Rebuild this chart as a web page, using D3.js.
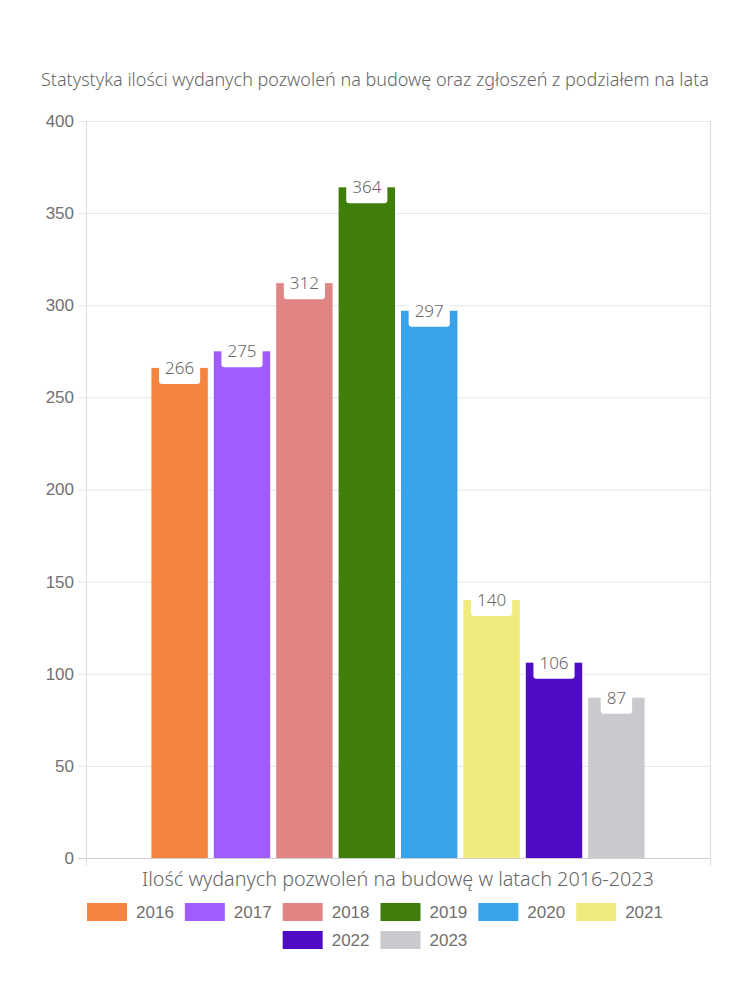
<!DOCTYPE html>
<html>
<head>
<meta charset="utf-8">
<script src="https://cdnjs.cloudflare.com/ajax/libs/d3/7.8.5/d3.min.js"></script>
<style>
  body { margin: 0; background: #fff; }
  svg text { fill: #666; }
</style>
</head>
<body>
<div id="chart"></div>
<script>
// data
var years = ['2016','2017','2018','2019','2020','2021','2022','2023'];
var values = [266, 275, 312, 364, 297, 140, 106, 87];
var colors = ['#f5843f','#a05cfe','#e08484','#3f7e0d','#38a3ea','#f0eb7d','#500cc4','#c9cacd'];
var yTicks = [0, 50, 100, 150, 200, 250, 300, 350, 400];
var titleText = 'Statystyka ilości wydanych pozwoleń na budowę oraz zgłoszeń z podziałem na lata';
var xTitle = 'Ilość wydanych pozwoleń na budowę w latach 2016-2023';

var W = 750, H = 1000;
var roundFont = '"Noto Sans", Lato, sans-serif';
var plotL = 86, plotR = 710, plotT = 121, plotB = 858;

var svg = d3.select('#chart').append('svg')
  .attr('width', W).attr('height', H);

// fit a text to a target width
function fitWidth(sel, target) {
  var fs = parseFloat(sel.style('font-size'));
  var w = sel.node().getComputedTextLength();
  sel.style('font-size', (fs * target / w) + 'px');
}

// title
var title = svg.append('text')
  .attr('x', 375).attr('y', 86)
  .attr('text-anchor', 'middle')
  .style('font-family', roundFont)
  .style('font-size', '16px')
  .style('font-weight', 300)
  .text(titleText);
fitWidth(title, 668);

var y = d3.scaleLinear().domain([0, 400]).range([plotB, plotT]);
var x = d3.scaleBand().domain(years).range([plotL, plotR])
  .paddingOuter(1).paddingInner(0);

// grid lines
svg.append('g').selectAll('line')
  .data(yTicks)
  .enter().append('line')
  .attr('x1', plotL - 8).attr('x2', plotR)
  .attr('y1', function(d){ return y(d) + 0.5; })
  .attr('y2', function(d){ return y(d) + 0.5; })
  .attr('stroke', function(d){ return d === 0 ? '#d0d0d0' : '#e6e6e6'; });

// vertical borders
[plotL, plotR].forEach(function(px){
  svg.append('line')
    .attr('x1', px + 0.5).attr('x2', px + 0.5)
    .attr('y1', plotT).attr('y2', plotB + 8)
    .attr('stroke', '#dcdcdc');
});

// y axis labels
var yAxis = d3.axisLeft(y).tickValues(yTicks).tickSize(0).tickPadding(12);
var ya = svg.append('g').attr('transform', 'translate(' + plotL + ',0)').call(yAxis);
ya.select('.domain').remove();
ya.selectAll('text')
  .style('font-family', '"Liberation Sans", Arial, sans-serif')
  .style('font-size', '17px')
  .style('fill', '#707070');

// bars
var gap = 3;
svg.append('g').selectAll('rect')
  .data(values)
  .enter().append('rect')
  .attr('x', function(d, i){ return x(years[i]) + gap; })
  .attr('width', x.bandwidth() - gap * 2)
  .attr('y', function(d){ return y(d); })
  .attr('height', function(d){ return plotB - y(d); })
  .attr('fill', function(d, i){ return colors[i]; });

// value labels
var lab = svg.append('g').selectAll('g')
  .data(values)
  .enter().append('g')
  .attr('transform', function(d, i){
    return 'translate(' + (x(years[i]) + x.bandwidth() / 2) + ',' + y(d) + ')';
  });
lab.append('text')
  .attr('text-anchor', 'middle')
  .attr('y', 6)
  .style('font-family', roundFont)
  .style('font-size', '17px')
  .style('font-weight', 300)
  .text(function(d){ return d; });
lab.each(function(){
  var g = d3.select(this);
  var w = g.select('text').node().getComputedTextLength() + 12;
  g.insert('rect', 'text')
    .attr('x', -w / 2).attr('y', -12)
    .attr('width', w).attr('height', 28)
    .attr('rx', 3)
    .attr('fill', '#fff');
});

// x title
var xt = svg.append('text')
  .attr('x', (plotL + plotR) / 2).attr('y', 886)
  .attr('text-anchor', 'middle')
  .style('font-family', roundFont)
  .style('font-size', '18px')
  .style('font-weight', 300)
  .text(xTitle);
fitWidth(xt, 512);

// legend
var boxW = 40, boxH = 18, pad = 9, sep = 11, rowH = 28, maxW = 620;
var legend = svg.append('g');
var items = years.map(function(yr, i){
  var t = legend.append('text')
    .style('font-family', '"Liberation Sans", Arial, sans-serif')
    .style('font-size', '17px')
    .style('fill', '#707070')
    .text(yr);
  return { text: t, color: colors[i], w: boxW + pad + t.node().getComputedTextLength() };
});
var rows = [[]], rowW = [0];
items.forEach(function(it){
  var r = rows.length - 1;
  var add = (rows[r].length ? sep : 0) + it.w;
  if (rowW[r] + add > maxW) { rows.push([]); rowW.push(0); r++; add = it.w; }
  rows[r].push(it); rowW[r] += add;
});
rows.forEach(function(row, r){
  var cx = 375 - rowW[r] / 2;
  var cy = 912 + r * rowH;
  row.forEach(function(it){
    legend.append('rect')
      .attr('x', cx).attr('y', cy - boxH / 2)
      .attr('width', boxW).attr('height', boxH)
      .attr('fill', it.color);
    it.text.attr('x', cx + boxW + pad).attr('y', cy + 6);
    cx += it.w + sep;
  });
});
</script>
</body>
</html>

=== INSTRUCTIONS FOR THE TASK ===
Except for the pictures, copy the material above exactly.

=== RESPONSE TO THE TASK ===
Rebuild this chart as a web page, using D3.js.
<!DOCTYPE html>
<html>
<head>
<meta charset="utf-8">
<script src="https://cdnjs.cloudflare.com/ajax/libs/d3/7.8.5/d3.min.js"></script>
<style>
  body { margin: 0; background: #fff; }
  svg text { fill: #666; }
</style>
</head>
<body>
<div id="chart"></div>
<script>
// data
var years = ['2016','2017','2018','2019','2020','2021','2022','2023'];
var values = [266, 275, 312, 364, 297, 140, 106, 87];
var colors = ['#f5843f','#a05cfe','#e08484','#3f7e0d','#38a3ea','#f0eb7d','#500cc4','#c9cacd'];
var yTicks = [0, 50, 100, 150, 200, 250, 300, 350, 400];
var titleText = 'Statystyka ilości wydanych pozwoleń na budowę oraz zgłoszeń z podziałem na lata';
var xTitle = 'Ilość wydanych pozwoleń na budowę w latach 2016-2023';

var W = 750, H = 1000;
var roundFont = '"Noto Sans", Lato, sans-serif';
var plotL = 86, plotR = 710, plotT = 121, plotB = 858;

var svg = d3.select('#chart').append('svg')
  .attr('width', W).attr('height', H);

// fit a text to a target width
function fitWidth(sel, target) {
  var fs = parseFloat(sel.style('font-size'));
  var w = sel.node().getComputedTextLength();
  sel.style('font-size', (fs * target / w) + 'px');
}

// title
var title = svg.append('text')
  .attr('x', 375).attr('y', 86)
  .attr('text-anchor', 'middle')
  .style('font-family', roundFont)
  .style('font-size', '16px')
  .style('font-weight', 300)
  .text(titleText);
fitWidth(title, 668);

var y = d3.scaleLinear().domain([0, 400]).range([plotB, plotT]);
var x = d3.scaleBand().domain(years).range([plotL, plotR])
  .paddingOuter(1).paddingInner(0);

// grid lines
svg.append('g').selectAll('line')
  .data(yTicks)
  .enter().append('line')
  .attr('x1', plotL - 8).attr('x2', plotR)
  .attr('y1', function(d){ return y(d) + 0.5; })
  .attr('y2', function(d){ return y(d) + 0.5; })
  .attr('stroke', function(d){ return d === 0 ? '#d0d0d0' : '#e6e6e6'; });

// vertical borders
[plotL, plotR].forEach(function(px){
  svg.append('line')
    .attr('x1', px + 0.5).attr('x2', px + 0.5)
    .attr('y1', plotT).attr('y2', plotB + 8)
    .attr('stroke', '#dcdcdc');
});

// y axis labels
var yAxis = d3.axisLeft(y).tickValues(yTicks).tickSize(0).tickPadding(12);
var ya = svg.append('g').attr('transform', 'translate(' + plotL + ',0)').call(yAxis);
ya.select('.domain').remove();
ya.selectAll('text')
  .style('font-family', '"Liberation Sans", Arial, sans-serif')
  .style('font-size', '17px')
  .style('fill', '#707070');

// bars
var gap = 3;
svg.append('g').selectAll('rect')
  .data(values)
  .enter().append('rect')
  .attr('x', function(d, i){ return x(years[i]) + gap; })
  .attr('width', x.bandwidth() - gap * 2)
  .attr('y', function(d){ return y(d); })
  .attr('height', function(d){ return plotB - y(d); })
  .attr('fill', function(d, i){ return colors[i]; });

// value labels
var lab = svg.append('g').selectAll('g')
  .data(values)
  .enter().append('g')
  .attr('transform', function(d, i){
    return 'translate(' + (x(years[i]) + x.bandwidth() / 2) + ',' + y(d) + ')';
  });
lab.append('text')
  .attr('text-anchor', 'middle')
  .attr('y', 6)
  .style('font-family', roundFont)
  .style('font-size', '17px')
  .style('font-weight', 300)
  .text(function(d){ return d; });
lab.each(function(){
  var g = d3.select(this);
  var w = g.select('text').node().getComputedTextLength() + 12;
  g.insert('rect', 'text')
    .attr('x', -w / 2).attr('y', -12)
    .attr('width', w).attr('height', 28)
    .attr('rx', 3)
    .attr('fill', '#fff');
});

// x title
var xt = svg.append('text')
  .attr('x', (plotL + plotR) / 2).attr('y', 886)
  .attr('text-anchor', 'middle')
  .style('font-family', roundFont)
  .style('font-size', '18px')
  .style('font-weight', 300)
  .text(xTitle);
fitWidth(xt, 512);

// legend
var boxW = 40, boxH = 18, pad = 9, sep = 11, rowH = 28, maxW = 620;
var legend = svg.append('g');
var items = years.map(function(yr, i){
  var t = legend.append('text')
    .style('font-family', '"Liberation Sans", Arial, sans-serif')
    .style('font-size', '17px')
    .style('fill', '#707070')
    .text(yr);
  return { text: t, color: colors[i], w: boxW + pad + t.node().getComputedTextLength() };
});
var rows = [[]], rowW = [0];
items.forEach(function(it){
  var r = rows.length - 1;
  var add = (rows[r].length ? sep : 0) + it.w;
  if (rowW[r] + add > maxW) { rows.push([]); rowW.push(0); r++; add = it.w; }
  rows[r].push(it); rowW[r] += add;
});
rows.forEach(function(row, r){
  var cx = 375 - rowW[r] / 2;
  var cy = 912 + r * rowH;
  row.forEach(function(it){
    legend.append('rect')
      .attr('x', cx).attr('y', cy - boxH / 2)
      .attr('width', boxW).attr('height', boxH)
      .attr('fill', it.color);
    it.text.attr('x', cx + boxW + pad).attr('y', cy + 6);
    cx += it.w + sep;
  });
});
</script>
</body>
</html>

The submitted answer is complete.